In Valency’s version, however, Ill makes the concrete decision to stay in Güllen after missing the train, claiming he belongs in Güllen, it is his town, and he will not leave it. This makes Ill/Schill feel like a more confusing character, a choice that feels unmotivated, based on the preceding scene. It also removes a lot of Ill’s sense of isolation that is so palpable through act two and act three, as Güllen spends the promised money and making it more likely they will have to kill him.


Another important and strange change happens in act three, in a conversation between Ill/Schill and the schoolteacher. Schill’s character is presented throughout the play as the moral compass who slowly becomes disillusioned with his ideals.

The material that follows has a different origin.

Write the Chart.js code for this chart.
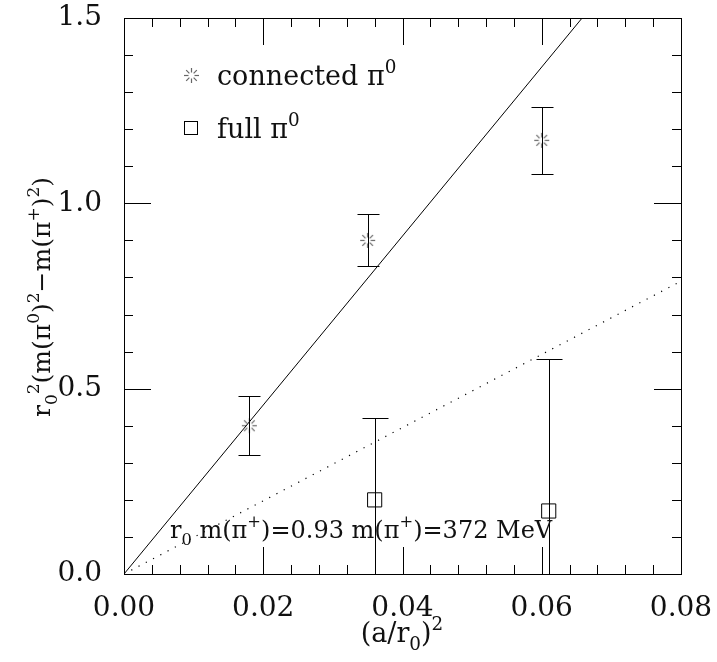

This interaction has a different nuance depending on the version. In the adaptation, the schoolteacher uses language that is far less self-condemning than in the translation. “Perhaps” he will join the townspeople in the murder of Schill; the schoolteacher in the translation states that he simply will. In addition to this, the phrase “…one day an old lady will come for us too…” (77) is cut in its entirety, removing the sense that, whatever Güllen buries, it will come back to haunt them. Valency turns Dürrenmatt’s play into more of a story about a town’s quick descent into evil.

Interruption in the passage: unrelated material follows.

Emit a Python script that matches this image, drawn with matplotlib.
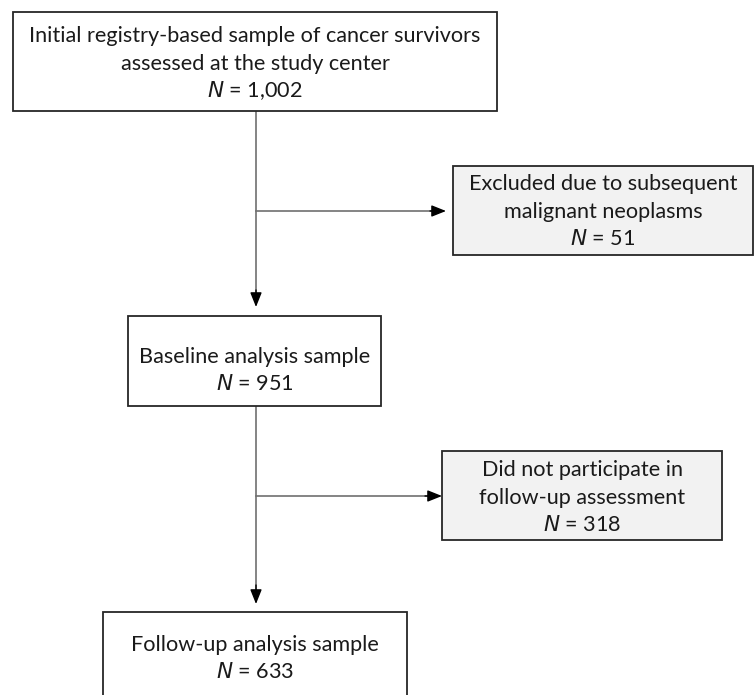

In the 70 years since Der Besuch der Alten Dame premiered, it has had a plethora of adaptations from all around the world. In 1964, a film version was made starring Ingrid Bergman and Anthony Quinn, in which the town does not kill Ill (in this version called Serge). His punishment for his crimes, rather, is having to continue living in a town that would have killed him; the town’s punishment is the guilt over knowing they would have killed him. The Senegalese film Hyenas from 1992 is more faithful to the events and characters of Dürrenmatt’s play but sets it in the village of Colobane in Senegal. There is even a musical version of The Visit, composed by Cander and Ebb, composers of classic musicals like Cabaret and Chicago. Across these adaptations, much like Valency’s, sometimes Durrenmatt’s characters and themes stay intact, and sometimes they don’t. Such is the nature of adaptation for art works that strike a chord within someone’s consciousness, no matter the time or place in which it happens.


Sources
- Dürrenmatt, Friedrich, and Maurice Valency. The Visit: A Play in Three Acts. Random House, 1958.
- Dürrenmatt, Friederick, and Patrick Bowles. The Visit: A Tragicomedy. Grove Press, 1990.
- “History – The Visit.” University of Maryland School of Theater, Dance, and Performance Studies, 25 Sept. 2019, thevisitumddramaturgy.wordpress.com/production-history/.